His String quartet No. 3, subtitled Hidden Agendas, is inspired by, as Dean notes in the program, “the strangely fascinating and invariably unsettling political climate of extreme personalities.” Introducing the world premiere from the stage, Dean amplified that comment by referring to a certain US president. The work is also influenced by the world of modern media, the bombardment of messages by the digital devices we all possess and, to quote the program notes again “other challenges to the democratic process.”
Quite a formidable canvas of issues on which to draw, but Dean is bold in his approach to the string quartet format with five movements that display not only his adventurous compositional skills but the brilliant talents of the Doric String Quartet.
The work begins with the sounds of the digital age expressed musically – noises both subtle and loud of the messaging in this century. There is dissonance, aggression in the notes wrought from the violins, viola and cello that convey a sense of unease. This is a work that aims to unsettle, provoke and confront.
Subsequent movements keep up the tension and confrontation, with little time for relaxation or release. Hidden Agendas is a thoughtful, inventive and complex work that deserves our attention and succeeds remarkably well in getting and holding that attention. The Doric String Quartet, who are familiar with Dean’s previous two quartets, must have thrilled the composer with their interpretation.
Now regarded as one of the leading quartets of the younger generation, the UK-based ensemble moves easily between Dean’s 21st century concerns and the old world of European music with its charm, tradition and familiar comforts. Haydn’s String Quartet in E flat major Op 33 is a case in point. Subtitled The Joke because of its ending (we don’t know quite how it will end as the musicians tease out the final bars), the work draws on all kinds of cheeky influences – from comic opera and folk music to the tarantella – to make its bouncy, jaunty impression.

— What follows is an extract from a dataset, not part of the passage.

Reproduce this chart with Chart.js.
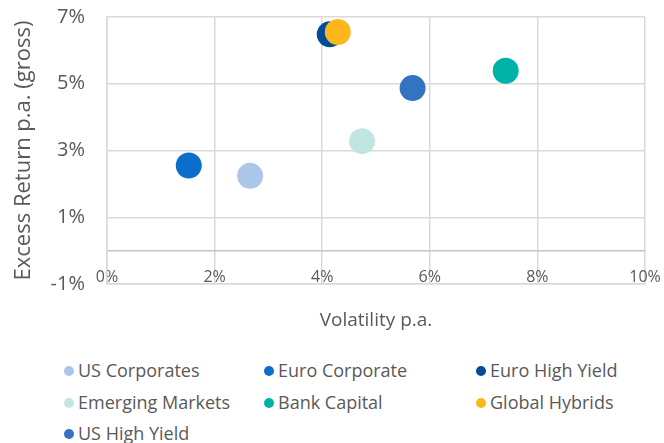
<!DOCTYPE html>
<html>
<head>
<meta charset="utf-8">
<title>Excess return vs volatility</title>
<script src="https://cdn.jsdelivr.net/npm/chart.js@4.4.1/dist/chart.umd.min.js"></script>
<style>
  html, body { margin: 0; padding: 0; background: #fff; }
  #wrap { position: relative; width: 664px; height: 443px; font-family: "Open Sans", sans-serif; color: #595959; }
  #chart { position: absolute; left: 0; top: 0; }
  .lg-item { position: absolute; height: 24px; line-height: 24px; font-size: 18px; white-space: nowrap; }
  .lg-dot { display: inline-block; width: 10px; height: 10px; border-radius: 50%; vertical-align: middle; margin-top: -3px; }
  .lg-txt { margin-left: 4px; }
</style>
</head>
<body>
<div id="wrap">
  <canvas id="chart" width="664" height="345"></canvas>
  <div id="legend"></div>
</div>
<script>
// data
var seriesNames = ['US Corporates', 'Euro Corporate', 'Euro High Yield', 'Emerging Markets', 'Bank Capital', 'Global Hybrids', 'US High Yield'];
var volatility = [2.66, 1.52, 4.14, 4.74, 7.41, 4.29, 5.68];   // % p.a.
var excessReturn = [2.24, 2.55, 6.48, 3.28, 5.39, 6.55, 4.87]; // % p.a. (gross)
var xTicks = [0, 2, 4, 6, 8, 10];
var yTicks = [-1, 1, 3, 5, 7];

var seriesColors = ['#aac6e8', '#0a6fcc', '#024d95', '#c1e6e2', '#00b3a9', '#fdb71c', '#3472c2'];
var textColor = '#595959';
var gridColor = '#d9d9d9';

Chart.defaults.font.family = '"Open Sans", sans-serif';
Chart.defaults.color = textColor;

var datasets = [];
for (var i = 0; i < seriesNames.length; i++) {
  datasets.push({
    label: seriesNames[i],
    data: [{ x: volatility[i], y: excessReturn[i] }],
    backgroundColor: seriesColors[i],
    borderWidth: 0,
    pointRadius: 13,
    pointHoverRadius: 13,
    // yellow sits on top of the navy one
    order: seriesNames[i] == 'Global Hybrids' ? 0 : 1
  });
}

var pct = function (v) { return v + '%'; };
// tick padding would otherwise be added to the chart area margins
var noPad = function (s) { s.paddingTop = 0; s.paddingBottom = 0; s.paddingLeft = 0; s.paddingRight = 0; };

var myChart = new Chart(document.getElementById('chart'), {
  type: 'scatter',
  data: { datasets: datasets },
  options: {
    responsive: false,
    animation: false,
    layout: { padding: { top: 17, right: 19, bottom: 0, left: 0 } },
    plugins: {
      legend: { display: false },
      tooltip: {
        callbacks: {
          label: function (ctx) { return ctx.dataset.label + ': ' + ctx.parsed.x + '%, ' + ctx.parsed.y + '%'; }
        }
      }
    },
    scales: {
      x: {
        type: 'linear',
        position: { y: 0 },
        min: xTicks[0],
        max: xTicks[xTicks.length - 1],
        afterBuildTicks: function (s) { s.ticks = xTicks.map(function (v) { return { value: v }; }); },
        grid: { color: gridColor, lineWidth: 1.5, drawTicks: false },
        border: { color: '#c4c4c4', width: 1.5 },
        ticks: { padding: 17, font: { size: 16 }, callback: pct },
        afterFit: noPad
      },
      // bottom edge of the plot + axis title
      x2: {
        type: 'linear',
        position: 'bottom',
        min: xTicks[0],
        max: xTicks[xTicks.length - 1],
        grid: { display: false, drawTicks: false },
        border: { color: gridColor, width: 1.5 },
        ticks: { display: false },
        title: { display: true, text: 'Volatility p.a.', font: { size: 19 }, padding: { top: 0, bottom: 13 } },
        afterFit: function (s) { noPad(s); s.height = 61; }
      },
      y: {
        type: 'linear',
        position: 'left',
        min: yTicks[0],
        max: yTicks[yTicks.length - 1],
        afterBuildTicks: function (s) { s.ticks = yTicks.map(function (v) { return { value: v }; }); },
        grid: { color: gridColor, lineWidth: 1.5, drawTicks: false },
        border: { color: gridColor, width: 1.5 },
        ticks: { padding: 22, font: { size: 20 }, callback: pct },
        title: { display: true, text: 'Excess Return p.a. (gross)', font: { size: 22 }, padding: { top: 11, bottom: 0 } },
        afterFit: function (s) { noPad(s); s.width = 107; }
      }
    }
  }
});

// legend in three columns like the original
var colX = [69, 269, 481];
var rowY = [370, 402, 433];
var legend = document.getElementById('legend');
for (var k = 0; k < seriesNames.length; k++) {
  var item = document.createElement('div');
  item.className = 'lg-item';
  item.style.left = (colX[k % 3] - 5) + 'px';
  item.style.top = (rowY[Math.floor(k / 3)] - 12) + 'px';
  var dot = document.createElement('span');
  dot.className = 'lg-dot';
  dot.style.background = seriesColors[k];
  var txt = document.createElement('span');
  txt.className = 'lg-txt';
  txt.textContent = seriesNames[k];
  item.appendChild(dot);
  item.appendChild(txt);
  legend.appendChild(item);
}
</script>
</body>
</html>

The Doric Quartet’s interpretation is, as to be expected, flawless and full of finesse in conveying the sense of joy and humour inherent in Haydn’s Opus 33.
Their execution of Schubert’s no 15 quartet in G major is similarly flawless to the point of majestic. Rather long at 45 minutes for a string quartet, Schubert demands a lot from the players and the Quartet’s energy and skill never falters, which makes the experience of listening to this first-class ensemble entirely pleasurable.
Pictured top: Hélène Clément, Alex Redington, Ying Xue, John Myerscough from the Doric String Quartet.